The last family, 2018

Ostania Rodzina

Jan P. Matuszynski


Zdzislaw Beksinski a peint des toiles sublimes et terrifiantes qui le placent au panthéon du surréalisme.
Le cinéaste Matuszynski a choisi de le représenter dans son quotidien, dans un exercice dépouillé de faux documentaire immersif. Dépouillé mais pas sans complexité tant la véritable vie du peintre était innervée de folie, laquelle contamine inexorablement le dispositif de mise en scène.
On ne verra pratiquement jamais les tableaux, et rien de nous amène à leur magnificence kafkaïenne.
« The last family » prend des allures de métrage lo-fi, dans lequel l’artiste (celui représenté comme celui qui filme) idéalise la grossière image VHS.
Mais cet amateurisme, discrètement stylisé, cache un authentique film punk.
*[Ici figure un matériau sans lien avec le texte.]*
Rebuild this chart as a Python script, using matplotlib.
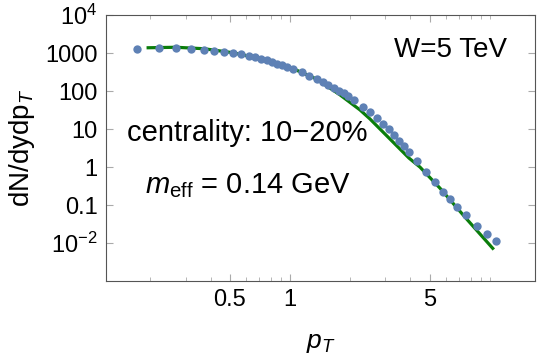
import matplotlib.pyplot as plt
import numpy as np
from matplotlib.ticker import NullFormatter

plt.rcParams['font.family'] = ['Liberation Sans', 'DejaVu Sans']
plt.rcParams['mathtext.fontset'] = 'custom'
plt.rcParams['mathtext.rm'] = 'Liberation Sans'
plt.rcParams['mathtext.it'] = 'Liberation Sans:italic'

# data points (pT, dN/dydpT)
pt_data = [0.171, 0.221, 0.270, 0.319, 0.370, 0.418, 0.469, 0.519, 0.569, 0.622,
           0.671, 0.719, 0.767, 0.816, 0.864, 0.912, 0.969, 1.039, 1.144, 1.249,
           1.360, 1.457, 1.554, 1.654, 1.752, 1.862, 1.956, 2.097, 2.317, 2.512,
           2.714, 2.908, 3.126, 3.323, 3.520, 3.728, 3.936, 4.300, 4.786, 5.328,
           5.801, 6.310, 6.839, 7.612, 8.642, 9.66, 10.72]
dn_data = [1299, 1380, 1355, 1299, 1222, 1150, 1063, 1000, 919, 849,
           765, 707, 653, 589, 531, 482, 427, 378, 308, 252,
           206, 175, 146, 121, 103, 87.9, 73.3, 57.4, 38.9, 27.7,
           19.2, 13.6, 9.85, 6.97, 4.93, 3.57, 2.48, 1.46, 0.748, 0.393,
           0.222, 0.140, 0.0892, 0.0562, 0.0288, 0.0177, 0.0111]

# model curve
pt_fit = [0.195, 0.269, 0.372, 0.519, 0.716, 1.0, 1.349, 1.778, 2.239, 2.512,
          3.162, 3.936, 4.467, 5.623, 7.586, 10.33]
dn_fit = [1380, 1422, 1299, 1018, 707, 422, 210, 79.3, 31.8, 18.4,
          5.46, 1.72, 0.996, 0.278, 0.0449, 0.00724]

fig = plt.figure(figsize=(5.42, 3.59), dpi=100)
ax = fig.add_axes([0.1956, 0.2173, 0.7914, 0.7407])

ax.plot(pt_fit, dn_fit, color='#0a7d0a', lw=2.3, zorder=2)
ax.plot(pt_data, dn_data, 'o', color='#5e81b5', markersize=6, markeredgewidth=0, zorder=3)

ax.set_xscale('log')
ax.set_yscale('log')
ax.set_xlim(0.12, 16.8)
ax.set_ylim(1e-3, 1e4)

ax.set_xticks([0.5, 1, 5])
ax.set_xticklabels(['0.5', '1', '5'])
ax.set_xticks([0.2, 0.3, 0.4, 0.6, 0.7, 0.8, 0.9, 2, 3, 4, 6, 7, 8, 9, 10], minor=True)
ax.xaxis.set_minor_formatter(NullFormatter())

ax.set_yticks([1e4, 1e3, 100, 10, 1, 0.1, 0.01])
ax.set_yticklabels(['$10^4$', '1000', '100', '10', '1', '0.1', '$10^{-2}$'])
ax.yaxis.set_minor_formatter(NullFormatter())

for s in ax.spines.values():
    s.set_color('#555555')
ax.tick_params(which='both', direction='in', top=True, right=True, color='#aaaaaa',
               labelsize=17, pad=6)
ax.tick_params(which='major', length=5)
ax.tick_params(which='minor', length=3)

ax.set_xlabel('$p_T$', fontsize=19, labelpad=14)
ax.set_ylabel('dN/dydp$_T$', fontsize=20, labelpad=6)

ax.text(0.935, 0.87, 'W=5 TeV', transform=ax.transAxes, fontsize=20, ha='right', va='center')
ax.text(0.05, 0.555, 'centrality: 10\u221220%', transform=ax.transAxes, fontsize=21, va='center')
ax.text(0.09, 0.36, '$m_{\\rm eff}$ = 0.14 GeV', transform=ax.transAxes, fontsize=21, va='center')

fig.savefig('out.png', dpi=100)
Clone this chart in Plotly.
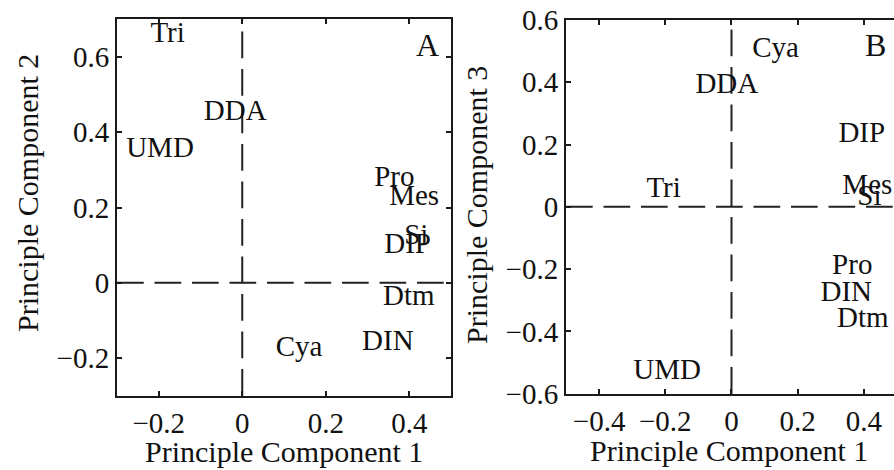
import plotly.graph_objects as go

# ---- Data ----
labels_A = ["Tri", "DDA", "UMD", "Pro", "Mes", "Si", "DIP", "Dtm", "DIN", "Cya"]
pc1_A = [-0.220, -0.092, -0.278, 0.316, 0.352, 0.388, 0.340, 0.337, 0.287, 0.080]
pc2_A = [0.660, 0.452, 0.354, 0.277, 0.225, 0.123, 0.099, -0.040, -0.159, -0.174]

labels_B = ["Cya", "DDA", "DIP", "Mes", "Si", "Tri", "Pro", "DIN", "Dtm", "UMD"]
pc1_B = [0.0625, -0.109, 0.323, 0.335, 0.380, -0.257, 0.304, 0.269, 0.319, -0.297]
pc3_B = [0.503, 0.389, 0.230, 0.065, 0.028, 0.054, -0.192, -0.280, -0.361, -0.529]

xticks_A = [-0.2, 0, 0.2, 0.4]
xticktext_A = ["\u22120.2", "0", "0.2", "0.4"]
yticks_A = [-0.2, 0, 0.2, 0.4, 0.6]
yticktext_A = ["\u22120.2", "0", "0.2", "0.4", "0.6"]
xticks_B = [-0.4, -0.2, 0, 0.2, 0.4]
xticktext_B = ["\u22120.4", "\u22120.2", "0", "0.2", "0.4"]
yticks_B = [-0.6, -0.4, -0.2, 0, 0.2, 0.4, 0.6]
yticktext_B = ["\u22120.6", "\u22120.4", "\u22120.2", "0", "0.2", "0.4", "0.6"]

FONT = "Liberation Serif"
W, H = 894, 470
LINE = "#1a1a1a"

fig = go.Figure()
fig.add_trace(go.Scatter(
    x=pc1_A, y=pc2_A, text=labels_A, mode="text", textposition="middle right",
    textfont=dict(family=FONT, size=29, color="#111"),
    xaxis="x", yaxis="y", showlegend=False, hoverinfo="skip", cliponaxis=False))
fig.add_trace(go.Scatter(
    x=pc1_B, y=pc3_B, text=labels_B, mode="text", textposition="middle right",
    textfont=dict(family=FONT, size=29, color="#111"),
    xaxis="x2", yaxis="y2", showlegend=False, hoverinfo="skip", cliponaxis=False))

common = dict(showgrid=False, zeroline=False, ticks="inside", ticklen=5, tickwidth=1.5,
              tickcolor=LINE, showline=True, linecolor=LINE, linewidth=2,
              tickfont=dict(family=FONT, size=29, color="#111"), fixedrange=True,
              automargin=False)

fig.update_layout(
    width=W, height=H, margin=dict(l=0, r=0, t=0, b=0, pad=0, autoexpand=False),
    paper_bgcolor="white", plot_bgcolor="white",
    xaxis=dict(domain=[117 / W, 451 / W], range=[-0.3, 0.5], tickvals=xticks_A,
               ticktext=xticktext_A, mirror="ticks", anchor="y", **common),
    yaxis=dict(domain=[1 - 395.7 / H, 1 - 19.3 / H], range=[-0.3, 0.7], tickvals=yticks_A,
               ticktext=yticktext_A, mirror="ticks", anchor="x", **common),
    xaxis2=dict(domain=[566 / W, 1.0], range=[-0.5, 0.491], tickvals=xticks_B,
                ticktext=xticktext_B, mirror="ticks", anchor="y2", **common),
    yaxis2=dict(domain=[1 - 393.7 / H, 1 - 20 / H], range=[-0.6, 0.6], tickvals=yticks_B,
                ticktext=yticktext_B, mirror=False, anchor="x2", **common),
)

dash = "26.7px,10.8px"
for xr, yr in (("x", "y"), ("x2", "y2")):
    # vertical zero line (drawn bottom to top)
    fig.add_shape(type="line", xref=xr, yref=yr + " domain", x0=0, x1=0, y0=0, y1=1,
                  line=dict(color="#222", width=2, dash=dash), layer="below")
    # horizontal zero line (drawn left to right)
    fig.add_shape(type="line", xref=xr + " domain", yref=yr, x0=0, x1=1, y0=0, y1=0,
                  line=dict(color="#222", width=2, dash=dash), layer="below")

ann_font = dict(family=FONT, size=30, color="#111")
annotations = [
    dict(text="A", x=0.412, y=0.632, xref="x", yref="y", xanchor="left", yanchor="middle",
         showarrow=False, font=dict(family=FONT, size=32, color="#111")),
    dict(text="B", x=0.398, y=0.519, xref="x2", yref="y2", xanchor="left", yanchor="middle",
         showarrow=False, font=dict(family=FONT, size=32, color="#111")),
    dict(text="Principle Component 1", x=284 / W, y=1 - 451 / H, xref="paper", yref="paper",
         xanchor="center", yanchor="middle", showarrow=False, font=ann_font),
    dict(text="Principle Component 1", x=729 / W, y=1 - 450 / H, xref="paper", yref="paper",
         xanchor="center", yanchor="middle", showarrow=False, font=ann_font),
    dict(text="Principle Component 2", x=27 / W, y=1 - 193 / H, xref="paper", yref="paper",
         xanchor="center", yanchor="middle", textangle=-90, showarrow=False, font=ann_font),
    dict(text="Principle Component 3", x=476 / W, y=1 - 205 / H, xref="paper", yref="paper",
         xanchor="center", yanchor="middle", textangle=-90, showarrow=False, font=ann_font),
]
fig.update_layout(annotations=annotations)

fig.write_html("out.html")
Tout, dans la vie de Beksinski semble relever de la performance, l’homme ne se répartissant jamais ni de sa caméra vidéo, ni d’un sourire amusé.
Le home movie se fait particulièrement grinçant lorsqu’il se concentre sur le fils du peintre, Tomasz, proto geek hystérique et vedette locale, dans la Varsovie de Jaruselski.
Durant les premières séquences, celles de la découverte de l’outil vidéo, on croirait visionner un épisode de Strip-Tease en polonais.
Mais rapidement, la mise en scène retorse de Matuszynski nous emporte dans un autre monde, un univers d’immeubles vides, continuellement battus par la pluie, qui créent des espaces solennels et tortueux, qui ont probablement inspiré le fantastique glacé de l’artiste.
C’est aussi un monde terrible, dans lequel le pire est la seule certitude.
Malgré la tendresse (Beksinski et son épouse Zofia forment un couple émouvant), malgré le rire (le fils maladroit se débat dans des pantomimes qui relèvent du burlesque pur), c’est bien la mort qui donne le tempo.
Ceux qui s’aiment seront séparés à jamais et le jeune poète se révèlera profondément malade de ses angoisses.
Le double regard, du cinéaste et du personnage, propose in fine une tentative de rébellion face à l’inéluctable: à chaque décès, le peintre continue à filmer, geste absurde dans une situation sordide mais ultime tentative de conserver la vie.
En miroir, Tomasz s’était constitué une notoriété en tant que commentateur de cinéma. Dans les années 80, les rares films passant le rideau de fer n’étaient pas doublés, aussi, une unique personne traduisait en direct tous les dialogues… ce qui était aussi une manière de défier l’impossible.

~ par 50 ans de cinéma sur 2 août 2018.